Das Bundesgericht bestätigt die Lehrmeinung, wonach in Fällen einer Kollision des (gegenseitigen) Näherbaurechts mit den baurechtlichen Gebäudeabstandsvorschriften eine Privilegierung des Erstbauenden stattfinde und der Zweitbauende weiter von der Grenze abrücken müsse. «Insofern präjudiziere der Erstbauende die baulichen Möglichkeiten des Zweitbauenden, weil er nicht nur Dienstbarkeitsbelasteter, sondern gleichzeitig auch Dienstbarkeitsberechtigter ist und somit ein ihm von der Gegenpartei eingeräumtes Recht ausübe.» Wenn sich weder aus dem Vertragstext noch aus den (objektiv erkennbaren) massgeblichen Umstände eine dahingehende Abrückungspflicht ableiten lässt, dass beide Parteien gleichermassen von dem Näherbaurecht profitieren können, darf der Erstbauende sein Recht ausüben.

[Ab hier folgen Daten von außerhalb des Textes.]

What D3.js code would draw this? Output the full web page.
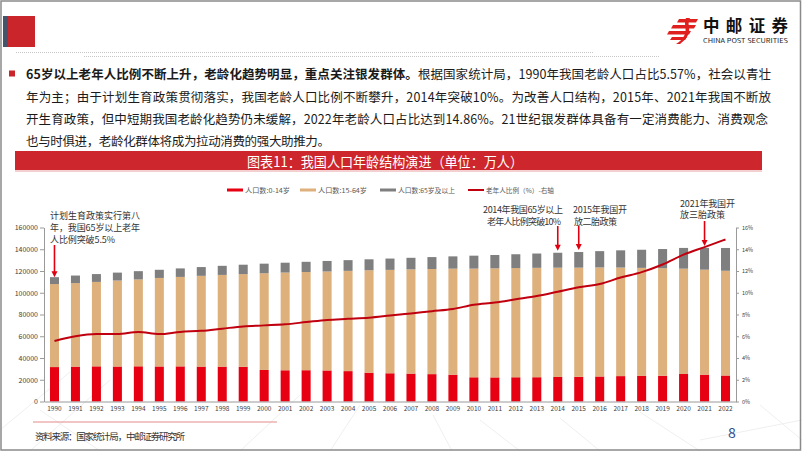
<!DOCTYPE html>
<html><head><meta charset="utf-8">
<script src="https://cdn.jsdelivr.net/npm/d3@7/dist/d3.min.js"></script>
<style>
html,body{margin:0;padding:0;background:#fff;}
svg{display:block;}
text{font-family:"Noto Sans CJK SC","Noto Sans",sans-serif;}
</style></head>
<body>
<svg id="c" width="802" height="451"></svg>
<script>
const years = ["1990","1991","1992","1993","1994","1995","1996","1997","1998","1999","2000","2001","2002","2003","2004","2005","2006","2007","2008","2009","2010","2011","2012","2013","2014","2015","2016","2017","2018","2019","2020","2021","2022"];
const age0_14 = [31659,32095,32339,32177,32360,32218,32311,32093,32064,31950,29012,28716,28774,28559,27947,26504,25961,25660,25166,24659,22259,22164,22287,22329,22558,22715,23008,23348,23523,23689,25277,24678,23908];
const age15_64 = [76306,76791,77614,79051,79868,81393,82245,83448,84338,85157,88910,89849,90302,90976,92184,94197,95068,95833,96680,97484,99938,100283,100403,100582,100469,100361,100260,99829,99357,98910,96871,96526,96289];
const age65 = [6368,6938,7218,7289,7622,7510,7833,8085,8359,8679,8821,9062,9377,9692,9857,10055,10419,10636,10956,11307,11894,12288,12714,13161,13755,14386,15003,15831,16658,17603,19064,20056,20978];
const elderRatio = [5.57,6.0,6.2,6.2,6.4,6.2,6.4,6.5,6.7,6.9,7.0,7.1,7.3,7.5,7.6,7.7,7.9,8.1,8.3,8.5,8.9,9.1,9.4,9.7,10.1,10.5,10.8,11.4,11.9,12.6,13.5,14.2,14.9];
const leftTicks = [0,20000,40000,60000,80000,100000,120000,140000,160000];
const rightTicks = [0,2,4,6,8,10,12,14,16];
const seriesNames = ["人口数:0-14岁","人口数:15-64岁","人口数:65岁及以上","老年人比例（%）-右轴"];
const colors = {c0:"#E60012", c1:"#DDB07C", c2:"#7F7F7F", line:"#C0000F"};

const svg = d3.select("#c");

// faint background lines
const bgLines = [[0,430,70,372],[30,451,110,380],[240,451,300,395],[330,451,360,405],[433,415,452,451],[480,420,520,451],[560,418,600,451],[640,412,700,451],[760,405,802,440],[700,440,802,420],[100,451,40,410]];
svg.selectAll("line.bg").data(bgLines).enter().append("line")
  .attr("x1",d=>d[0]).attr("y1",d=>d[1]).attr("x2",d=>d[2]).attr("y2",d=>d[3])
  .attr("stroke","#efefef").attr("stroke-width",1);

// frame
svg.append("rect").attr("x",1).attr("y",1).attr("width",799.5).attr("height",449)
  .attr("fill","none").attr("stroke","#8a8a8a").attr("stroke-width",1.5);

// header blocks
svg.append("rect").attr("x",3).attr("y",16).attr("width",5).attr("height",31).attr("fill","#44546A");
svg.append("rect").attr("x",8).attr("y",16).attr("width",27).attr("height",31).attr("fill","#C9252B");

// dotted lines
svg.append("line").attr("x1",16).attr("y1",52.5).attr("x2",593).attr("y2",52.5)
  .attr("stroke","#c8c8c8").attr("stroke-dasharray","1,1");
svg.append("line").attr("x1",84).attr("y1",56.5).attr("x2",660).attr("y2",56.5)
  .attr("stroke","#c8c8c8").attr("stroke-dasharray","1,1");

// logo
const lg = svg.append("g").attr("fill","#E0201F");
lg.append("path").attr("d","M679,19 L698,19 L696,22.5 L677,22.5 Z");
lg.append("path").attr("d","M673,25 L696,25 L694,28.5 L671,28.5 Z");
lg.append("path").attr("d","M669,31 L691,31 L689,34.5 L667,34.5 Z");
lg.append("path").attr("d","M672,37 L687,37 L685,40 L670,40 Z");
lg.append("path").attr("d","M686,18 C683,24 688,30 684,36 C682,40 679,42 676,44 L680,44 C684,41 688,37 689,32 C690,27 687,23 690,18 Z");
svg.append("text").attr("x",703).attr("y",31.5).attr("font-size",16.5).attr("font-weight","bold")
  .attr("fill","#111").attr("textLength",85).attr("lengthAdjust","spacing").text("中邮证券");
svg.append("text").attr("x",703).attr("y",43).attr("font-size",6)
  .attr("font-family","Liberation Sans, Arial, sans-serif")
  .attr("fill","#222").attr("textLength",85).attr("lengthAdjust","spacingAndGlyphs").text("CHINA POST SECURITIES");

// paragraph
svg.append("rect").attr("x",9).attr("y",70.5).attr("width",6).attr("height",6).attr("fill","#C9252B");
const para = [
  {y:73, len:745, parts:[["65岁以上老年人比例不断上升，老龄化趋势明显，重点关注银发群体。",true],["根据国家统计局，1990年我国老龄人口占比5.57%，社会以青壮",false]]},
  {y:96, len:745, parts:[["年为主；由于计划生育政策贯彻落实，我国老龄人口比例不断攀升，2014年突破10%。为改善人口结构，2015年、2021年我国不断放",false]]},
  {y:118, len:742, parts:[["开生育政策，但中短期我国老龄化趋势仍未缓解，2022年老龄人口占比达到14.86%。21世纪银发群体具备有一定消费能力、消费观念",false]]},
  {y:140, len:304, parts:[["也与时俱进，老龄化群体将成为拉动消费的强大助推力。",false]]}
];
para.forEach(p=>{
  const t = svg.append("text").attr("x",26).attr("y",p.y).attr("dominant-baseline","central")
    .attr("font-size",12.5).attr("fill","#1a1a1a")
    .attr("textLength",p.len).attr("lengthAdjust","spacing");
  p.parts.forEach(pt=>{
    t.append("tspan").attr("font-weight",pt[1]?"bold":"normal").text(pt[0]);
  });
});

// title bar
svg.append("rect").attr("x",15).attr("y",151).attr("width",747).attr("height",19).attr("fill","#CD262C");
svg.append("line").attr("x1",15).attr("x2",762).attr("y1",171).attr("y2",171).attr("stroke","#E8A0A0").attr("stroke-width",1);
svg.append("text").attr("x",247).attr("y",161).attr("dominant-baseline","central")
  .attr("font-size",14).attr("fill","#fff").attr("textLength",276).attr("lengthAdjust","spacingAndGlyphs")
  .text("图表11：我国人口年龄结构演进（单位：万人）");

// scales
const x = d3.scaleBand().domain(years).range([44,736]).paddingInner(0.57).paddingOuter(0.285);
const yL = d3.scaleLinear().domain([0,160000]).range([401.5,227.5]);
const yR = d3.scaleLinear().domain([0,16]).range([401.5,227.5]);

// stacked bars
const rows = years.map((yr,i)=>({year:yr, c0:age0_14[i], c1:age15_64[i], c2:age65[i]}));
const stack = d3.stack().keys(["c0","c1","c2"])(rows);
svg.append("g").selectAll("g").data(stack).enter().append("g")
  .attr("fill",d=>colors[d.key])
  .selectAll("rect").data(d=>d).enter().append("rect")
  .attr("x",d=>x(d.data.year)).attr("width",x.bandwidth())
  .attr("y",d=>yL(d[1])).attr("height",d=>yL(d[0])-yL(d[1]));

// line
const line = d3.line().x((d,i)=>x(years[i])+x.bandwidth()/2).y(d=>yR(d)).curve(d3.curveMonotoneX);
svg.append("path").datum(elderRatio).attr("d",line).attr("fill","none")
  .attr("stroke",colors.line).attr("stroke-width",2);

// axes
const axL = svg.append("g").attr("transform","translate(44,0)")
  .call(d3.axisLeft(yL).tickValues(leftTicks).tickFormat(d3.format("d")).tickSize(4).tickSizeOuter(0).tickPadding(2));
const axR = svg.append("g").attr("transform","translate(736,0)")
  .call(d3.axisRight(yR).tickValues(rightTicks).tickFormat(d=>d+"%").tickSize(3).tickSizeOuter(0).tickPadding(3));
const axB = svg.append("g").attr("transform","translate(0,401.5)")
  .call(d3.axisBottom(x).tickSize(0).tickPadding(5));
[axL,axR,axB].forEach(a=>{
  a.selectAll("path,line").attr("stroke","#9a9a9a");
  a.selectAll("text").attr("fill","#404040").attr("font-family","Liberation Sans, Arial, sans-serif");
});
axL.selectAll("text").attr("font-size",7);
axR.selectAll("text").attr("font-size",5.5);
axB.selectAll("text").attr("font-size",6.5);

// legend
const legend = [
  {x:227, name:seriesNames[0], color:colors.c0, type:"bar", w:45},
  {x:300, name:seriesNames[1], color:colors.c1, type:"bar", w:49},
  {x:380, name:seriesNames[2], color:colors.c2, type:"bar", w:57},
  {x:468, name:seriesNames[3], color:colors.line, type:"line", w:68}
];
legend.forEach(l=>{
  if(l.type==="bar") svg.append("rect").attr("x",l.x).attr("y",188.5).attr("width",16).attr("height",3).attr("fill",l.color);
  else svg.append("line").attr("x1",l.x).attr("x2",l.x+16).attr("y1",190).attr("y2",190).attr("stroke",l.color).attr("stroke-width",2);
  svg.append("text").attr("x",l.x+18).attr("y",190).attr("dominant-baseline","central")
    .attr("font-size",6.5).attr("fill","#595959").attr("textLength",l.w).attr("lengthAdjust","spacingAndGlyphs").text(l.name);
});

// annotations
const annos = [
  {year:"1990", tip:yL(age0_14[0]+age15_64[0]+age65[0]), top:245, lines:[["计划生育政策实行第八",50,215.5,90],["年，我国65岁以上老年",50,227.5,90],["人比例突破5.5%",50,239.5,65]]},
  {year:"2014", tip:yL(age0_14[24]+age15_64[24]+age65[24])-2, top:226, lines:[["2014年我国65岁以上",483,209,80],["老年人比例突破10%",487,221,74]]},
  {year:"2015", tip:yL(age0_14[25]+age15_64[25]+age65[25])-2, top:226, lines:[["2015年我国开",573,209,54],["放二胎政策",574,221,43]]},
  {year:"2021", tip:yR(elderRatio[31])-1, top:221, lines:[["2021年我国开",680,203,55],["放三胎政策",680,214.5,45]]}
];
annos.forEach(a=>{
  const cx = x(a.year)+x.bandwidth()/2;
  svg.append("line").attr("x1",cx).attr("x2",cx).attr("y1",a.top).attr("y2",a.tip-5)
    .attr("stroke","#E00010").attr("stroke-width",1.6);
  svg.append("path").attr("d",`M${cx-3},${a.tip-6} L${cx+3},${a.tip-6} L${cx},${a.tip} Z`).attr("fill","#E00010");
  a.lines.forEach(l=>{
    svg.append("text").attr("x",l[1]).attr("y",l[2]).attr("dominant-baseline","central")
      .attr("font-size",9).attr("fill","#333").attr("textLength",l[3]).attr("lengthAdjust","spacing").text(l[0]);
  });
});

// footer
svg.append("line").attr("x1",33).attr("x2",277).attr("y1",422).attr("y2",422).attr("stroke","#E58A8A").attr("stroke-width",1);
svg.append("text").attr("x",35).attr("y",436).attr("dominant-baseline","central")
  .attr("font-size",9.5).attr("fill","#333").attr("textLength",150).attr("lengthAdjust","spacing")
  .text("资料来源：国家统计局，中邮证券研究所");
svg.append("text").attr("x",732).attr("y",432).attr("dominant-baseline","central").attr("text-anchor","middle")
  .attr("font-size",14).attr("fill","#2F4F8F").attr("font-family","Liberation Sans, Arial, sans-serif").text("8");
</script>
</body></html>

Der nichtbauende Dienstbarkeitsbelastete darf der Realisierung des Gebäudes nicht mit dem Argument entgegentreten, die Nutzbarmachung seines Näherbaurechts bleibe ihm gestützt auf öffentlich-rechtliche Gebäudeabstandsvorschriften verwehrt (E. 3.6.3).
Das Bundesgericht legt in seinem Leitentscheid somit fest, wie ein gegenseitiges Näherbaurecht in der Praxis zur Anwendung gelangt. Zum einen darf die privatrechtliche Regelung nicht mit den zwingenden öffentlich-rechtlichen Bauvorschriften in Konflikt stehen (vgl. Art. 6 Abs. 1 ZGB). Zum anderen ist die erstbauende Grundeigentümerin insofern privilegiert, als sie das eingeräumte Näherbaurecht voll ausnutzen darf und damit die baulichen Möglichkeiten ihrer Nachbarin unter Umständen erheblich einschränkt.